Samsung said today that it expects a record quarterly profit as the company surged its way past Apple as the world's top smartphone maker in the third-quarter.
The Korean smartphone maker, though has been tugged along by Apple by an ongoing patent battles, said its fourth-quarter operating profits rose by 73 percent year-on-year to $4.5 billion.
One-off gains from the sale of its hard drive business to Dublin-based Seagate for $1.38 billion in cash and stock also helped Samsung's profits.
But Galaxy sales helped top the company off to record profits this year, amid sales injunctions and ongoing legal battles. It was noted late last year that Apple's attempts to block the sale of the Galaxy line of smartphones and tablets -- subject to patent infringement cases -- made the Galaxy Tab a "household name".
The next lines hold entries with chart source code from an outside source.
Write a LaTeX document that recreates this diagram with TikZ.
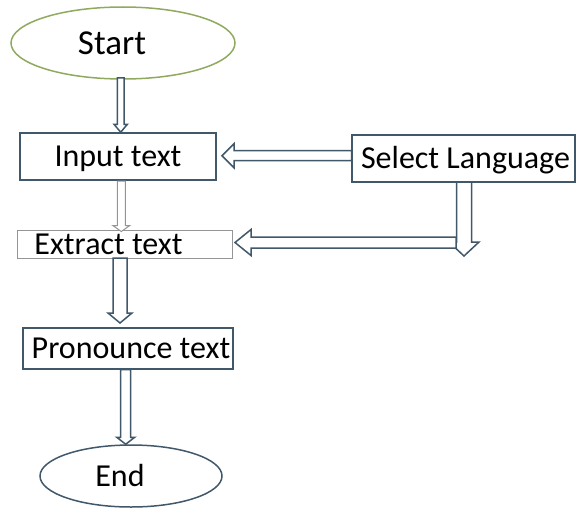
\documentclass[tikz,border=0pt]{standalone}
\usepackage{fontspec}
\setmainfont{Carlito}
\usetikzlibrary{shapes.geometric,calc}
\definecolor{slate}{HTML}{41586B}
\definecolor{olive}{HTML}{8FAA5E}
\definecolor{lightline}{HTML}{959595}
\newcommand{\blockarrow}[6][]{%
  \path ($(#3)!#6!(#2)$) coordinate (bah);
  \draw[blockarr,#1] ($(#2)!#4!90:(#3)$) -- ($(bah)!#4!90:(#3)$) -- ($(bah)!#5!90:(#3)$) -- (#3)
    -- ($(bah)!#5!-90:(#3)$) -- ($(bah)!#4!-90:(#3)$) -- ($(#2)!#4!-90:(#3)$) -- cycle;
}
\begin{document}
\begin{tikzpicture}[x=1pt,y=-1pt,
  every node/.style={font=\fontsize{32}{38}\selectfont, text height=20.6pt, text depth=0pt, inner sep=0pt},
  box/.style={draw=slate, line width=1.5pt, fill=white, rectangle},
  lightbox/.style={draw=lightline, line width=1pt, fill=white, rectangle},
  oval/.style={ellipse, line width=1.5pt, fill=white},
  blockarr/.style={draw=slate, line width=1.5pt, fill=white, line join=miter},
  lightarr/.style={draw=lightline, line width=1pt}]
\useasboundingbox (0,0) rectangle (577,508);
% nodes
\node[oval, draw=olive, minimum width=224pt, minimum height=72pt, font=\fontsize{35}{42}\selectfont, text height=22.5pt] (start) at (123,43) {Start\hspace*{22pt}};
\node[box, minimum width=196pt, minimum height=47pt] (input) at (118,156.5) {Input text};
\node[box, minimum width=223pt, minimum height=47pt] (sel) at (463.5,158.5) {\hspace*{4pt}Select Language};
\node[lightbox, minimum width=215pt, minimum height=28pt] (extract) at (124.5,244) {Extract text\hspace*{32pt}};
\node[box, minimum width=210pt, minimum height=41pt] (pron) at (128,348.5) {\hspace*{6pt}Pronounce text};
\node[oval, draw=slate, minimum width=182pt, minimum height=62pt] (end) at (131,476) {End\hspace*{22pt}};
% connector end points
\coordinate (a1s) at (120.7,78);
\coordinate (a1e) at (a1s |- input.north);
\coordinate (a2s) at (121.3,181);
\coordinate (a2e) at (121.3,231.5);
\coordinate (a3s) at (351.5,155.7);
\coordinate (a3e) at (222,155.7);
\coordinate (a4s) at (464,182);
\coordinate (a4e) at (464,256);
\coordinate (a5s) at (456,242.5);
\coordinate (a5e) at (235,242.5);
\coordinate (a6s) at (120,258);
\coordinate (a6e) at (120,323);
\coordinate (a7s) at (125.7,369.5);
\coordinate (a7e) at (a7s |- end.north);
% connectors
\blockarrow{a1s}{a1e}{3.3pt}{6.7pt}{8pt}
\blockarrow[lightarr]{a2s}{a2e}{4pt}{8.5pt}{6pt}
\blockarrow{a3s}{a3e}{5pt}{12pt}{12pt}
\blockarrow{a4s}{a4e}{7.5pt}{15pt}{14pt}
\blockarrow{a5s}{a5e}{5.5pt}{13pt}{16pt}
\blockarrow{a6s}{a6e}{7pt}{12pt}{10pt}
\blockarrow{a7s}{a7e}{5pt}{9pt}{7pt}
\end{tikzpicture}
\end{document}
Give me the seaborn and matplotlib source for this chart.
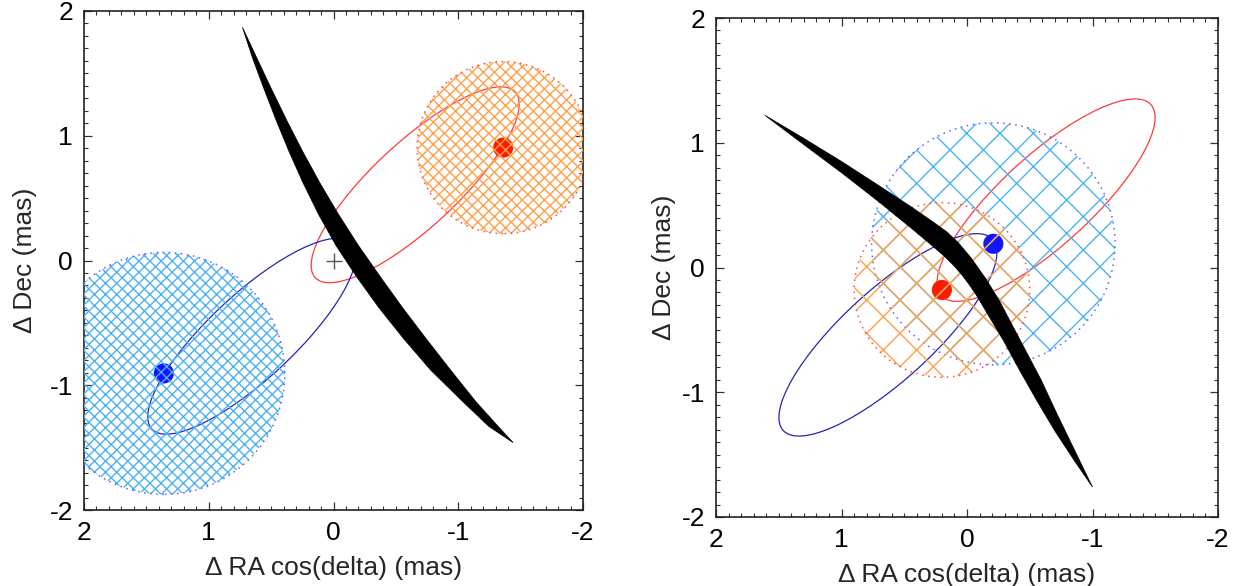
import matplotlib
matplotlib.use("Agg")
import matplotlib.pyplot as plt
from matplotlib.patches import Ellipse, Circle
from matplotlib.ticker import MultipleLocator
import pandas as pd
import seaborn as sns

# -----------------------------
# Left panel (epoch 1)
# -----------------------------
left_dots_x = [-1.36, 1.36]          # red (A), blue (B)
left_dots_y = [0.905, -0.905]
left_orbit_cx = [-0.655, 0.655]      # red orbit, blue orbit centres
left_orbit_cy = [0.607, -0.607]
left_orbit_a = 1.094
left_orbit_b = 0.34
left_orbit_angle = 137.1
left_err_radius = [0.69, 0.97]       # orange (A), blue (B) error discs

# black band, two edges (x, y) in mas
left_band_y = [1.87, 1.62, 1.37, 1.12, 0.87, 0.62, 0.37, 0.12, -0.13, -0.38, -0.63, -0.88, -1.13, -1.33, -1.46]
left_band_xa = [0.73, 0.648, 0.555, 0.458, 0.355, 0.243, 0.12, -0.02, -0.185, -0.365, -0.565, -0.78, -1.035, -1.245, -1.44]
left_band_xb = [0.73, 0.613, 0.495, 0.373, 0.245, 0.108, -0.04, -0.20, -0.375, -0.555, -0.745, -0.94, -1.14, -1.32, -1.44]

# -----------------------------
# Right panel (epoch 2)
# -----------------------------
right_dots_x = [0.20, -0.21]
right_dots_y = [-0.18, 0.19]
right_orbit_cx = [-0.63, 0.63]
right_orbit_cy = [0.54, -0.54]
right_orbit_a = 1.133
right_orbit_b = 0.36
right_orbit_angle = 137.4
right_err_radius = [0.70, 0.97]

right_band_upper_x = [1.61, 1.30, 1.00, 0.70, 0.45, 0.27, 0.16, 0.07, -0.03, -0.15, -0.26, -0.37, -0.48, -0.59, -0.72, -0.86, -1.00]
right_band_upper_y = [1.22, 1.035, 0.85, 0.655, 0.49, 0.365, 0.285, 0.20, 0.08, -0.09, -0.27, -0.48, -0.69, -0.90, -1.18, -1.47, -1.76]
right_band_lower_x = [1.61, 1.30, 1.00, 0.70, 0.45, 0.295, 0.18, 0.10, 0.04, -0.02, -0.08, -0.18, -0.29, -0.42, -0.555, -0.70, -0.85, -1.00]
right_band_lower_y = [1.22, 0.985, 0.76, 0.525, 0.32, 0.19, 0.09, 0.01, -0.06, -0.14, -0.23, -0.40, -0.585, -0.825, -1.065, -1.31, -1.54, -1.76]

ticks = [-2, -1, 0, 1, 2]

# colours
dot_colors = {"A": "#ff1a00", "B": "#1414ff"}
orbit_colors = ["#ff3a3a", "#2424b4"]
hatch_colors = ["#ffa04a", "#4cb2f2"]
rim_colors = ["#ff4a4a", "#6a5cff"]

sns.set_theme(style="ticks", rc={
    "xtick.direction": "in", "ytick.direction": "in",
    "xtick.top": True, "ytick.right": True,
    "xtick.major.size": 6, "ytick.major.size": 6,
    "xtick.minor.size": 3, "ytick.minor.size": 3,
    "xtick.major.width": 0.9, "ytick.major.width": 0.9,
    "xtick.minor.width": 0.8, "ytick.minor.width": 0.8,
    "xtick.color": "#333333", "ytick.color": "#333333",
    "axes.edgecolor": "#222222", "axes.linewidth": 1.2,
    "xtick.labelsize": 19, "ytick.labelsize": 19,
    "axes.labelsize": 19,
    "xtick.major.pad": 8, "ytick.major.pad": 8,
    "axes.unicode_minus": False,
})
plt.rcParams["font.family"] = ["Liberation Sans", "DejaVu Sans"]
plt.rcParams["hatch.linewidth"] = 1.0


def draw_panel(ax, dx, dy, ocx, ocy, oa, ob, oang, radii, hatch, band_x, band_y,
               origin_mark, ypad):
    # orbits
    for cx, cy, col in zip(ocx, ocy, orbit_colors):
        ax.add_patch(Ellipse((cx, cy), 2 * oa, 2 * ob, angle=oang, fill=False,
                             edgecolor=col, linewidth=0.9, zorder=2))
    # stars
    dots = pd.DataFrame({"x": dx, "y": dy, "star": ["A", "B"]})
    sns.scatterplot(data=dots, x="x", y="y", hue="star", palette=dot_colors,
                    s=210, edgecolor="none", legend=False, ax=ax, zorder=3)
    # error discs (hatched), blue first so orange sits on top
    for i in [1, 0]:
        x, y, r = dx[i], dy[i], radii[i]
        ax.add_patch(Circle((x, y), r, fill=False, hatch=hatch, edgecolor=hatch_colors[i],
                            linewidth=0, zorder=4))
        ax.add_patch(Circle((x, y), r, fill=False, edgecolor=rim_colors[i], linewidth=1.1,
                            linestyle=(0, (1, 3)), zorder=4))
    # black band
    ax.fill(band_x, band_y, color="black", linewidth=0.5, zorder=5)
    if origin_mark:
        ax.plot([0], [0], marker="+", color="#555555", markersize=12, mew=1.0, zorder=6)

    ax.set_xlim(2, -2)
    ax.set_ylim(-2, 2)
    ax.set_xticks(ticks)
    ax.set_yticks(ticks)
    ax.xaxis.set_minor_locator(MultipleLocator(0.1))
    ax.yaxis.set_minor_locator(MultipleLocator(0.1))
    ax.set_xlabel("\u0394 RA cos(delta) (mas)", labelpad=8)
    ax.set_ylabel("\u0394 Dec (mas)", labelpad=ypad)
    for lab in ax.get_xticklabels() + ax.get_yticklabels():
        lab.set_color("black")


fig = plt.figure(figsize=(12.41, 5.86), dpi=100)
ax1 = fig.add_axes([84 / 1241, 1 - 510 / 586, 499 / 1241, 499 / 586])
ax2 = fig.add_axes([716 / 1241, 1 - 517 / 586, 502 / 1241, 499 / 586])

draw_panel(ax1, left_dots_x, left_dots_y, left_orbit_cx, left_orbit_cy,
           left_orbit_a, left_orbit_b, left_orbit_angle, left_err_radius, "xxx",
           left_band_xa + left_band_xb[::-1], left_band_y + left_band_y[::-1], True, 9)
draw_panel(ax2, right_dots_x, right_dots_y, right_orbit_cx, right_orbit_cy,
           right_orbit_a, right_orbit_b, right_orbit_angle, right_err_radius, "x",
           right_band_upper_x + right_band_lower_x[::-1],
           right_band_upper_y + right_band_lower_y[::-1], False, 4)

fig.savefig("out.png", dpi=100)
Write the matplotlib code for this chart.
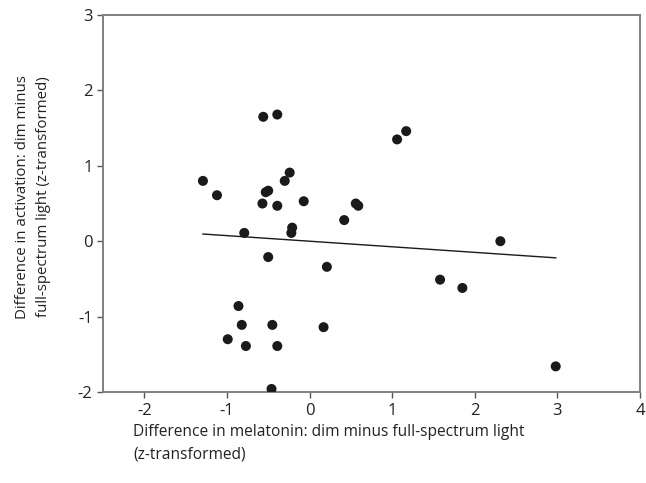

Reuters reports that Samsung sold around 35 million smartphones in the fourth-quarter, showing a 7 million smartphone sales rise between October and December. AFP adds that Apple's 17.1 million iPhone sales was trumped by Samsung's near-28 million in that quarter.
The Galaxy range of smartphones helped Samsung's sales. The Galaxy S II, which came out in May, surpassed 10 million units far quicker than any other Samsung smartphone, the company said in a statement last month. It did not give details as to how many sales it had achieved for the model, however.
With no let up in sight in the ongoing global patent dispute between Apple and Samsung, one thing is clear. The lawsuits and the sales injunctions barely dented sales, and certainly had little impact on profits for Samsung. If anything, the media reporting of the 30-odd lawsuits in 10 different countries since April last year have given rise to Samsung's sales.
Samsung continues to be helped by the fact it supports Android, the world's most used mobile operating system.
Samsung's previous record profit of $4.3 billion was in the second-quarter of 2010, smashing it by around $200 million.
While the company is due to publish its official results for the fourth-quarter of 2011 later this month, suffice to say, we all know it was probably going to be a good one.